Infatti, l’inquinamento causato da un Euro 4 diesel è allarmante. Le emissioni di ossidi d’azoto (NOx), inquinanti chiave dei diesel in città e precursori del particolato PM10 provenienti da una sola auto a gasolio Euro 4 sono comparabili a quelli di 7 diesel più recenti (con omologazione 2020) o a 20 auto a benzina nuove. Non va meglio con le auto diesel Euro 5, protagoniste dello scandalo sulle emissioni “Dieselgate”, che saranno le prossime a non dover più circolare nelle nostre città. Per questo, chi compra oggi un’auto a combustione (diesel o benzina), anche quelle recentemente incentivate dal governo (sotto i 135 grammi di CO2/km), è utile che metta nel conto che tra una decina d’anni non potrà più circolare in città, come succede oggi con gli Euro 4, che erano stati fortemente incentivati nel 2007.
Quanti potrebbero essere i veicoli fermi da gennaio 2021 nelle città più inquinate d’Italia?
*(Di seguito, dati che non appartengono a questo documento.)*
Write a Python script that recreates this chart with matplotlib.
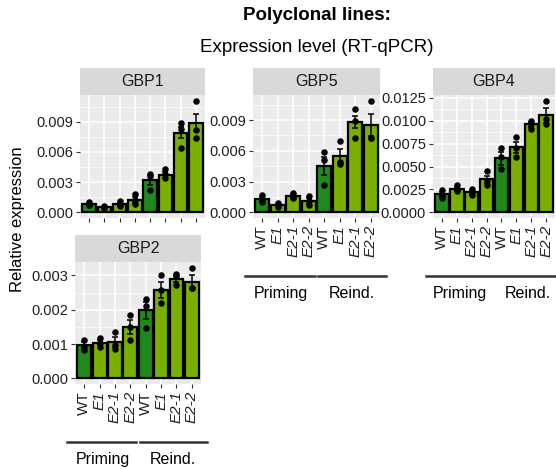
import numpy as np
import matplotlib.pyplot as plt
from matplotlib.patches import Rectangle

plt.rcParams['font.family'] = ['Liberation Sans', 'DejaVu Sans']

W, H = 556, 469

conditions = ["WT", "E1", "E2-1", "E2-2", "WT", "E1", "E2-1", "E2-2"]
groups = ["Priming", "Reind."]
is_wt = [True, False, False, False, True, False, False, False]

# GBP1
gbp1_mean = [0.00082, 0.0005, 0.0008, 0.0012, 0.0032, 0.0037, 0.0079, 0.0089]
gbp1_sem = [0.0001, 0.00005, 0.00015, 0.0003, 0.0005, 0.0003, 0.00055, 0.00085]
gbp1_pts = [[0.0010, 0.0007, 0.0007], [0.0006, 0.0005, 0.0004], [0.0011, 0.0007, 0.0006],
            [0.0018, 0.0012, 0.0008], [0.0038, 0.0036, 0.0022], [0.0043, 0.0038, 0.0034],
            [0.0089, 0.0083, 0.0064], [0.0111, 0.0082, 0.0074]]

# GBP5
gbp5_mean = [0.0013, 0.0007, 0.0016, 0.0011, 0.0045, 0.0055, 0.0088, 0.0085]
gbp5_sem = [0.0002, 0.0001, 0.0002, 0.0003, 0.0009, 0.0007, 0.0006, 0.0011]
gbp5_pts = [[0.0017, 0.0013, 0.0010], [0.0009, 0.0007, 0.0005], [0.0019, 0.0015, 0.0014],
            [0.0016, 0.0011, 0.0007], [0.0059, 0.0051, 0.0027], [0.0070, 0.0049, 0.0047],
            [0.0101, 0.0089, 0.0073], [0.0109, 0.0073, 0.0073]]

# GBP4
gbp4_mean = [0.0020, 0.0026, 0.0022, 0.0036, 0.0059, 0.0071, 0.0096, 0.0106]
gbp4_sem = [0.0002, 0.0002, 0.0002, 0.0004, 0.0007, 0.0006, 0.0003, 0.0008]
gbp4_pts = [[0.0024, 0.0018, 0.0016], [0.0030, 0.0025, 0.0023], [0.0025, 0.0022, 0.0019],
            [0.0045, 0.0034, 0.0030], [0.0070, 0.0060, 0.0047], [0.0082, 0.0070, 0.0060],
            [0.0100, 0.0096, 0.0091], [0.0122, 0.0102, 0.0096]]

# GBP2
gbp2_mean = [0.00096, 0.00104, 0.00106, 0.0015, 0.00198, 0.00258, 0.00291, 0.00282]
gbp2_sem = [0.00009, 0.00008, 0.00015, 0.0002, 0.00025, 0.00023, 0.0001, 0.0002]
gbp2_pts = [[0.00113, 0.00092, 0.00082], [0.00118, 0.00102, 0.00092], [0.00136, 0.00098, 0.00086],
            [0.00186, 0.0015, 0.00112], [0.00232, 0.00212, 0.00147], [0.0030, 0.00258, 0.0022],
            [0.00304, 0.00298, 0.00272], [0.00323, 0.00262, 0.00262]]

dark_green = '#1E8A1E'
light_green = '#79B000'
txt_col = '#1F1F1F'

fig = plt.figure(figsize=(W / 100, H / 100), dpi=100)


def panel(name, means, sems, pts, yticks, fmt, box, show_labels):
    left, top, right, bottom = box
    ax = fig.add_axes([left / W, 1 - bottom / H, (right - left) / W, (bottom - top) / H])
    ax.set_facecolor('#EBEBEB')
    x = np.arange(1, len(means) + 1)
    cols = [dark_green if w else light_green for w in is_wt]
    ax.bar(x, means, width=0.9, color=cols, edgecolor='black', linewidth=1.6, zorder=3)
    ax.errorbar(x, means, yerr=sems, fmt='none', ecolor='black', elinewidth=1.1,
                capsize=2.5, capthick=1.1, zorder=4)
    for xi, p in zip(x, pts):
        ax.scatter([xi] * len(p), p, s=22, color='black', zorder=5, linewidths=0)
    top_val = max(max(max(p) for p in pts), max(m + s for m, s in zip(means, sems)))
    ax.set_ylim(-0.05 * top_val, 1.05 * top_val)
    ax.set_xlim(0.4, len(means) + 0.6)
    ax.set_yticks(yticks)
    ax.set_yticklabels([fmt.format(v) for v in yticks])
    minor = [(a + b) / 2 for a, b in zip(yticks[:-1], yticks[1:])]
    if yticks[-1] + (yticks[1] - yticks[0]) / 2 < 1.05 * top_val:
        minor.append(yticks[-1] + (yticks[1] - yticks[0]) / 2)
    ax.set_yticks(minor, minor=True)
    ax.set_xticks(x)
    ax.grid(True, which='major', color='white', linewidth=1.1, zorder=0)
    ax.grid(True, which='minor', axis='y', color='white', linewidth=0.5, zorder=0)
    ax.set_axisbelow(True)
    for s in ax.spines.values():
        s.set_visible(False)
    ax.tick_params(axis='both', which='major', length=3, width=0.8, color='#333333',
                   labelsize=10.5, labelcolor=txt_col, pad=2)
    ax.tick_params(axis='y', which='minor', length=0)
    if show_labels:
        ax.set_xticklabels(conditions, rotation=90, ha='center', va='top', fontsize=11)
        for lab, w in zip(ax.get_xticklabels(), is_wt):
            lab.set_fontstyle('normal' if w else 'italic')
        hpx = bottom - top
        tr = ax.get_xaxis_transform()
        ly = -58 / hpx
        ty = -68 / hpx
        ax.plot([-0.1, 4.4], [ly, ly], color='#333333', lw=1.8, transform=tr, clip_on=False)
        ax.plot([4.6, 9.0], [ly, ly], color='#333333', lw=1.8, transform=tr, clip_on=False)
        ax.text(2.2, ty, groups[0], transform=tr, ha='center', va='top', fontsize=11.5, color='black')
        ax.text(6.8, ty, groups[1], transform=tr, ha='center', va='top', fontsize=11.5, color='black')
    else:
        ax.set_xticklabels([])
    # strip
    sh = 27 / (bottom - top)
    ax.add_patch(Rectangle((0, 1), 1, sh, transform=ax.transAxes, facecolor='#D9D9D9',
                           edgecolor='none', clip_on=False))
    ax.text(0.5, 1 + sh / 2, name, transform=ax.transAxes, ha='center', va='center',
            fontsize=11.5, color='#1A1A1A')
    return ax


panel("GBP1", gbp1_mean, gbp1_sem, gbp1_pts, [0, 0.003, 0.006, 0.009], "{:.3f}",
      (80, 95, 205, 218), False)
panel("GBP5", gbp5_mean, gbp5_sem, gbp5_pts, [0, 0.003, 0.006, 0.009], "{:.3f}",
      (253, 95, 380, 218), True)
panel("GBP4", gbp4_mean, gbp4_sem, gbp4_pts, [0, 0.0025, 0.005, 0.0075, 0.01, 0.0125], "{:.4f}",
      (433, 95, 555, 218), True)
panel("GBP2", gbp2_mean, gbp2_sem, gbp2_pts, [0, 0.001, 0.002, 0.003], "{:.3f}",
      (75, 262, 201, 384), True)

fig.text(317 / W, 1 - 16 / H, "Polyclonal lines:", ha='center', va='center',
         fontsize=13.5, fontweight='bold')
fig.text(317 / W, 1 - 48 / H, "Expression level (RT-qPCR)", ha='center', va='center',
         fontsize=13.5)
fig.text(18 / W, 1 - 219 / H, "Relative expression", ha='center', va='center',
         rotation=90, fontsize=12)

fig.savefig("out.png", dpi=100)
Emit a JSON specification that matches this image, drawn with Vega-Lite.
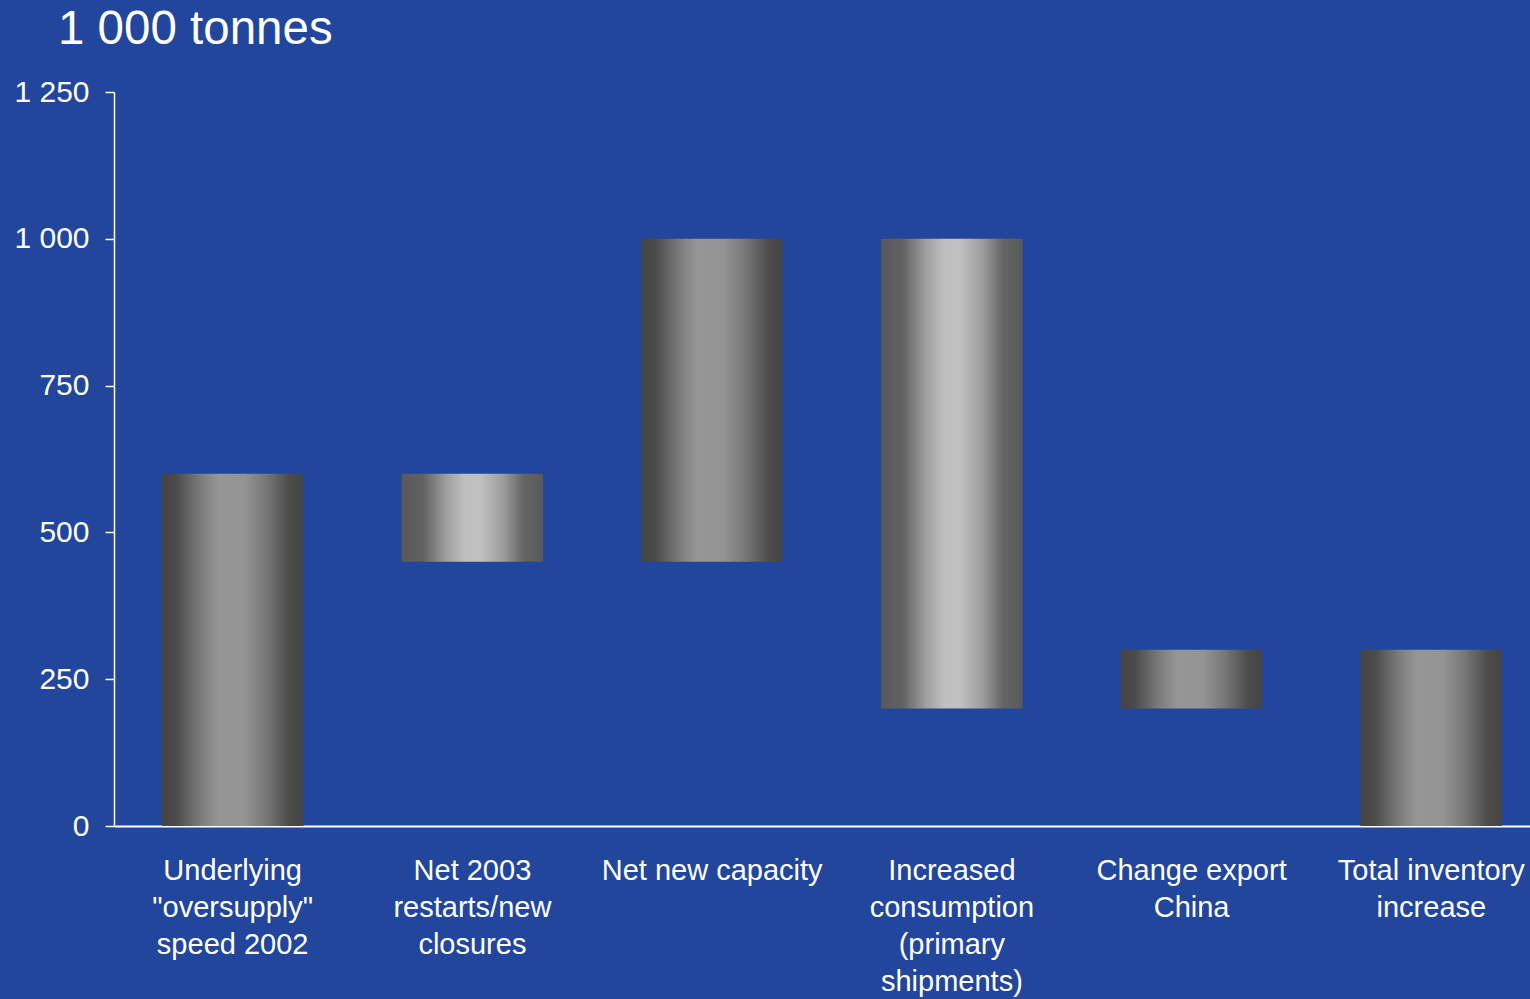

I vecchi diesel Euro 4, auto e camion, circolanti nelle regioni del nord, che non potranno più circolare di giorno all’interno delle principali città della Pianura Padana, sono 1,6 milioni (secondo le stime di inizio anno): ma si tratta di meno del 10% dell’intero parco di veicoli circolanti nelle 4 regioni, che ammonta a 17 milioni di mezzi. A Torino i veicoli circolanti sono 603.821, e di questi, l’8% rimarrà fermo dall’inizio del blocco (49.074 veicoli), da sommare ai 54.544 Euro 0 e ai 41.011 Euro 1, 2, e 3 fermi già dall’anno scorso.
“Applicare queste limitazioni alla circolazione dei veicoli diesel Euro 4 – aggiunge Giorgio Prino, Presidente di Legambiente Piemonte e Valle d’Aosta - si inserisce in una strategia atta a rispondere non solo alle sanzioni dell’UE per gli sforamenti ma anche per una progressiva e necessaria riduzione dei veicoli in circolazione, causa di inquinamento diretto e indiretto anche per usura da sfregamento (pneumatici, freni, asfalto) e ri-sospensione. Il tema più ampio deve essere quello di un nuovo modello di mobilità per rispondere sia alle necessità di una maggior qualità di vita e salute delle persone (proprio come emerso durante l’emergenza Covid 19) sia alle ormai evidenti avvisaglie della crisi climatica in corso”
Basti pensare che la connessione fra inquinamento atmosferico e mortalità ha mosso di recente un grande passo avanti. Un tribunale inglese ha emesso il mese scorso una sentenza storica, riconoscendo lo smog come concausa della morte di Ella Kissi-Debrah, una bambina di 9 anni, scomparsa nel 2013 in seguito all'ennesimo attacco d'asma. A distanza di 7 anni, sia il giudice che il medico legale hanno riconosciuto che i livelli di biossido di azoto vicino alla casa della bambina superiori ai valori indicati dalle linee guida dell'OMS e dell'Unione Europea, abbiano contribuito all’aggravamento della situazione sanitaria della bambina. Una sentenza che potrebbe portare nei prossimi anni ad avere numerose cause da parte dei cittadini nei confronti del decisore pubblico in quei territori dove i limiti non vengano rispettati.
Anche dall’ultimo rapporto Mal’Aria di Legambiente, lanciato lo scorso ottobre, è emerso chiaramente come l’85% delle città capoluogo in Italia non abbia rispettato sistematicamente gran parte dei limiti suggeriti dall’OMS per quanto riguarda le polveri sottili e le emissioni di ossidi di azoto tra il 2014 e 2018. Anni in cui i report dell’Agenzia Ambientale Europea (EEA) segnalavano l’Italia come la nazione con il maggior numero di morti premature dovute all’eccessivo inquinamento atmosferico, stimabili in oltre 60mila all’anno.